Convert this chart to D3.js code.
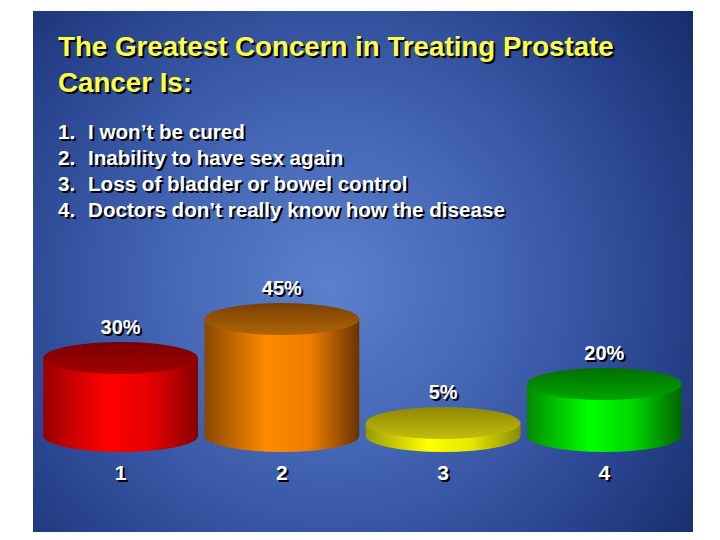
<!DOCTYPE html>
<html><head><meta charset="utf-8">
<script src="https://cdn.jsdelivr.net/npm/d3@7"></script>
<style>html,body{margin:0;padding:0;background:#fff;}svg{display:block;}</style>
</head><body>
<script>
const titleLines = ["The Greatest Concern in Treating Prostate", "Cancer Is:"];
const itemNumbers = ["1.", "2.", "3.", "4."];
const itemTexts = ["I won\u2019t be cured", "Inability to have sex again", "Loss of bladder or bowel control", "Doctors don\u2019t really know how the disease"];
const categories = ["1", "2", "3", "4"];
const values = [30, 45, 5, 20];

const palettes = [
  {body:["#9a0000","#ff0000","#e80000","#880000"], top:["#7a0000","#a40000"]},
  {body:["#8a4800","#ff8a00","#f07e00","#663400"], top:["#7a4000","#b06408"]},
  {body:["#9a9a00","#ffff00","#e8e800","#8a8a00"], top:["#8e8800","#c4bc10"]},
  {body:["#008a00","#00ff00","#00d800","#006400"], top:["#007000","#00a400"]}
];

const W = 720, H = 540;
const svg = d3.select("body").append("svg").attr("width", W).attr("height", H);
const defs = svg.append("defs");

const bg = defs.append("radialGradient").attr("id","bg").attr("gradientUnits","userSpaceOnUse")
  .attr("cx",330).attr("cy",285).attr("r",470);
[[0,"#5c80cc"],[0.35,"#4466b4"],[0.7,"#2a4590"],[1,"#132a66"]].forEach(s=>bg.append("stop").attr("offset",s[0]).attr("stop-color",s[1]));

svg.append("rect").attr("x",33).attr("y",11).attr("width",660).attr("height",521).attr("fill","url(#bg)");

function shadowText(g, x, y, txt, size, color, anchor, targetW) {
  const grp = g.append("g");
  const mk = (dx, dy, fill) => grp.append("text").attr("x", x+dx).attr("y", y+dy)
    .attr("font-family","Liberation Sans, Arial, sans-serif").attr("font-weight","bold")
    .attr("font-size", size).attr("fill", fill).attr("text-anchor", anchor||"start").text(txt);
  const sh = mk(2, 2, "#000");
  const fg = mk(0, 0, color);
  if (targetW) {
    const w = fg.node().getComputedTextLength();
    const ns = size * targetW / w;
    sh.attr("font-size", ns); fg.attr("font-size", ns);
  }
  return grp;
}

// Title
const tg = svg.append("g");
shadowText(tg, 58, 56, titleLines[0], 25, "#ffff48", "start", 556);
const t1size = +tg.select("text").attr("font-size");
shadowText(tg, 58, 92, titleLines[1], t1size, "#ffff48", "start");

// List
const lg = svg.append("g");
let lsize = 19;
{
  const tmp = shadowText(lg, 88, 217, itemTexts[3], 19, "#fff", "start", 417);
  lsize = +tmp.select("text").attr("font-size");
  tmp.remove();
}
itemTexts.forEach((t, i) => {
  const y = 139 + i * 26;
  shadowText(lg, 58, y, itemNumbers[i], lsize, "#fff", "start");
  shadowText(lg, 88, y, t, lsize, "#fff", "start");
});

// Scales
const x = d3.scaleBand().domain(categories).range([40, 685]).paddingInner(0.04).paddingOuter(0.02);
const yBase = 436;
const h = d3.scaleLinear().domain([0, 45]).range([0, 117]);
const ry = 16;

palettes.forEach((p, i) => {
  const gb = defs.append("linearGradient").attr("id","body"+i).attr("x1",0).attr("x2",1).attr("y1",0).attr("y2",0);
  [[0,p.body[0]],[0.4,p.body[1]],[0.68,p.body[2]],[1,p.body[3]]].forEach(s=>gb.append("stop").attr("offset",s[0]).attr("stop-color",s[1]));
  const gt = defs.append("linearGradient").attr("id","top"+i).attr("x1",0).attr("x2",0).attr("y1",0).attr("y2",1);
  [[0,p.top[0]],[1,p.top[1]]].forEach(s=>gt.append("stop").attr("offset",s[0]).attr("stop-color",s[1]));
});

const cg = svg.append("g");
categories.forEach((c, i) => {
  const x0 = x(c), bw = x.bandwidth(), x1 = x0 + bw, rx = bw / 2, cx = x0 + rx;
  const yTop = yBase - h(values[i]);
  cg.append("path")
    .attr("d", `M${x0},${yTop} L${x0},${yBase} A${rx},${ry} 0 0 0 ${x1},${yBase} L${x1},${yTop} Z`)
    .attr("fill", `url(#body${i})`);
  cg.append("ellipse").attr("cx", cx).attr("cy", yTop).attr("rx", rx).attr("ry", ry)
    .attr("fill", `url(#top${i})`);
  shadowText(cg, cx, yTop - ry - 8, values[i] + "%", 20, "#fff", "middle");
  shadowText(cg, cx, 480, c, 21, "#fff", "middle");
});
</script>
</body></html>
——
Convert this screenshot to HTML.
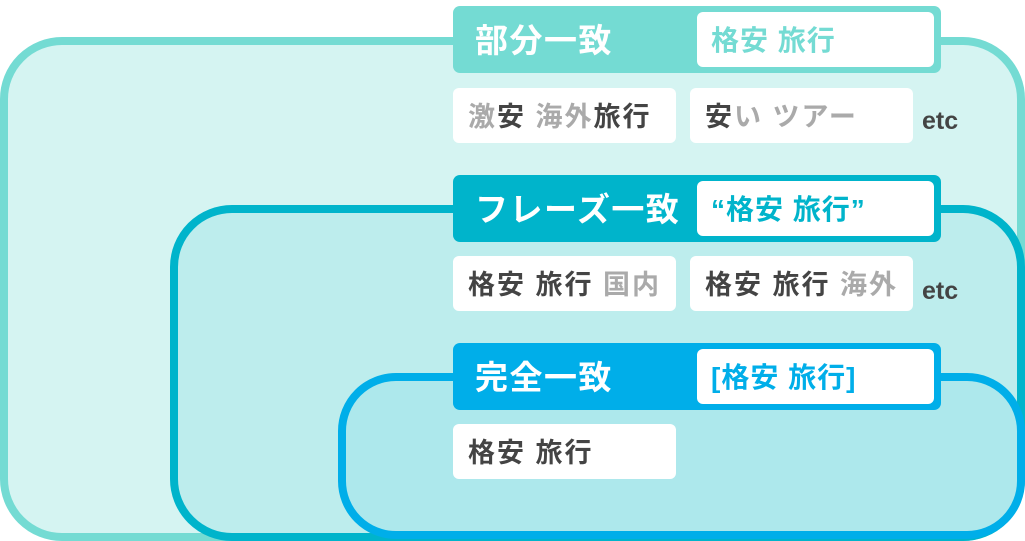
——
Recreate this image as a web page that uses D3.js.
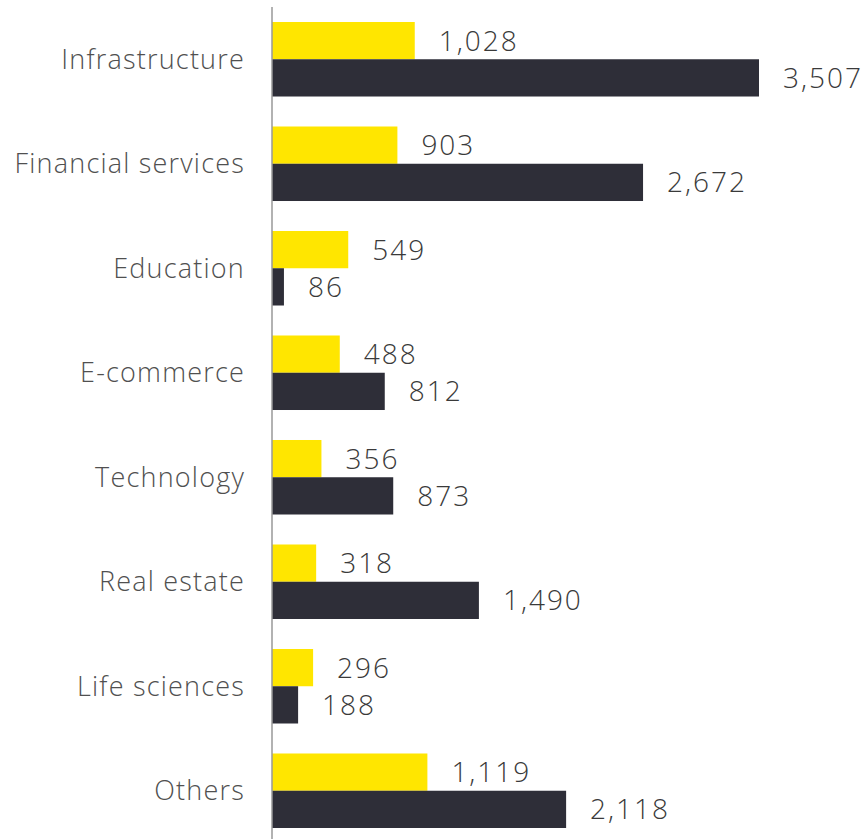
——
Which lines contain "this"? Show each of them.

● Solution below:
Convert this chart to D3.js code.
Convert this screenshot to HTML.
Recreate this image as a web page that uses D3.js.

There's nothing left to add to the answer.